Why See It?: This is a "shrimp on the barbie" stereotypical film about working class families in Australia. The accents are thick, the wardrobe of kangaroo patterned-sweaters and shark teeth is ridiculous and the day-to-day duties of the family are so comically correct that even Australians applaud it as ingeniously authentic. Whether they like it or not, every Aussie knows (or is) one of the characters in this film, making it one of the most genuine-albeit self-deprecating-portrayals of life in Australia.

OTP Tip: You'll want to watch the original version to catch all the awesome Aussie colloquialisms. A more recent U.S. revision dubbed out all the fun stuff in favor of more common American lingo; not fair dinkum, mate!

Bonus

Don't let all the beach-lounging, beer-sipping, bro-talking fool you into thinking Australia is all mates and happy times. Some scary ass shit happens down under.
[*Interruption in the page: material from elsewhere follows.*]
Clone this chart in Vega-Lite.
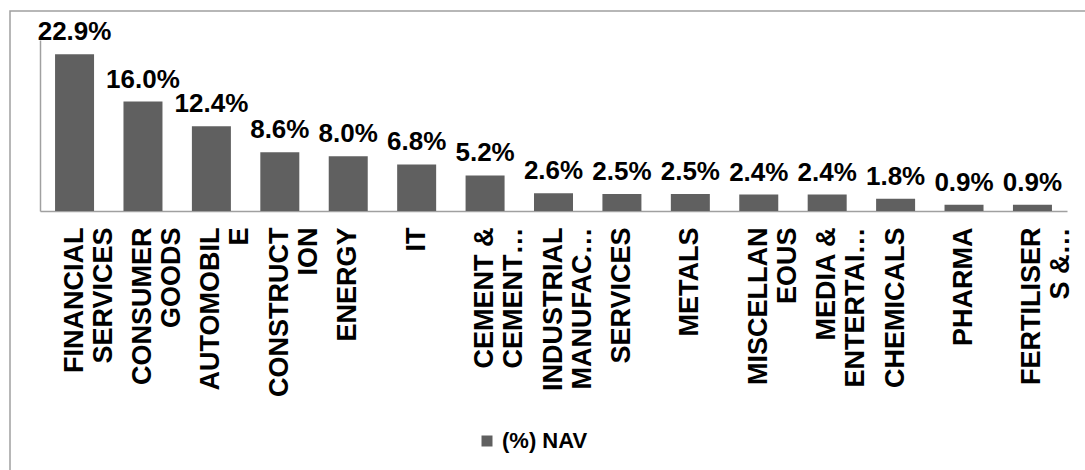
{
  "$schema": "https://vega.github.io/schema/vega-lite/v6.json",
  "autosize": "none",
  "width": 1080,
  "height": 465,
  "padding": {"left": 10, "top": 11, "right": -5, "bottom": -6},
  "background": "white",
  "config": {
    "font": "Liberation Sans",
    "view": {"stroke": "#a0a0a0", "strokeWidth": 1.5},
    "axis": {"grid": false, "domainColor": "#a0a0a0", "domainWidth": 1.5}
  },
  "data": {
    "values": [
      {"sector": "FINANCIAL\nSERVICES", "nav": 0.229},
      {"sector": "CONSUMER\nGOODS", "nav": 0.160},
      {"sector": "AUTOMOBIL\nE", "nav": 0.124},
      {"sector": "CONSTRUCT\nION", "nav": 0.086},
      {"sector": "ENERGY", "nav": 0.080},
      {"sector": "IT", "nav": 0.068},
      {"sector": "CEMENT &\nCEMENT…", "nav": 0.052},
      {"sector": "INDUSTRIAL\nMANUFAC…", "nav": 0.026},
      {"sector": "SERVICES", "nav": 0.025},
      {"sector": "METALS", "nav": 0.025},
      {"sector": "MISCELLAN\nEOUS", "nav": 0.024},
      {"sector": "MEDIA &\nENTERTAI…", "nav": 0.024},
      {"sector": "CHEMICALS", "nav": 0.018},
      {"sector": "PHARMA", "nav": 0.009},
      {"sector": "FERTILISER\nS &…", "nav": 0.009}
    ]
  },
  "encoding": {
    "x": {
      "field": "sector",
      "type": "nominal",
      "sort": null,
      "scale": {"range": [30, 1057], "paddingInner": 0.43, "paddingOuter": 0.22},
      "axis": {
        "title": null,
        "orient": "bottom",
        "offset": -265,
        "ticks": false,
        "tickSize": 0,
        "labelAngle": -90,
        "labelAlign": "right",
        "labelBaseline": "middle",
        "labelPadding": 16,
        "labelFontSize": 27,
        "labelFontWeight": "bold",
        "labelColor": "#000000",
        "labelLineHeight": 29,
        "labelOverlap": false,
        "labelLimit": 0,
        "labelExpr": "split(datum.value, '\\n')"
      }
    },
    "y": {
      "field": "nav",
      "type": "quantitative",
      "scale": {"domain": [0, 0.25], "range": [200, 29], "nice": false, "zero": true},
      "axis": {
        "title": null,
        "orient": "left",
        "offset": -30,
        "labels": false,
        "ticks": false,
        "grid": false
      }
    }
  },
  "layer": [
    {
      "mark": {"type": "bar"},
      "encoding": {
        "color": {
          "datum": "(%) NAV",
          "type": "nominal",
          "scale": {"range": ["#606060"]},
          "legend": {
            "title": null,
            "orient": "none",
            "legendX": 466,
            "legendY": 419,
            "symbolType": "square",
            "symbolSize": 121,
            "symbolStrokeWidth": 0,
            "labelFontSize": 22,
            "labelFontWeight": "bold",
            "labelColor": "#000000",
            "labelOffset": 4,
            "padding": 0
          }
        }
      }
    },
    {
      "mark": {
        "type": "text",
        "fontSize": 26,
        "fontWeight": "bold",
        "color": "#000000",
        "baseline": "alphabetic",
        "dy": -14
      },
      "encoding": {
        "text": {"field": "nav", "type": "quantitative", "format": ".1%"}
      }
    }
  ]
}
Check out Wolf Creek, a film based on a true story of some psycho Aussie bushman that kidnapped and tortured backpackers wandering the outback.

Australia is larger than the continental U.S. but has a population smaller than the state of Texas'. These films featured aboriginals, outdoorsmen, outcasts, outlaws and working class Aussie folk, but there's no true telling what Australian life is like until you travel Down Under yourself.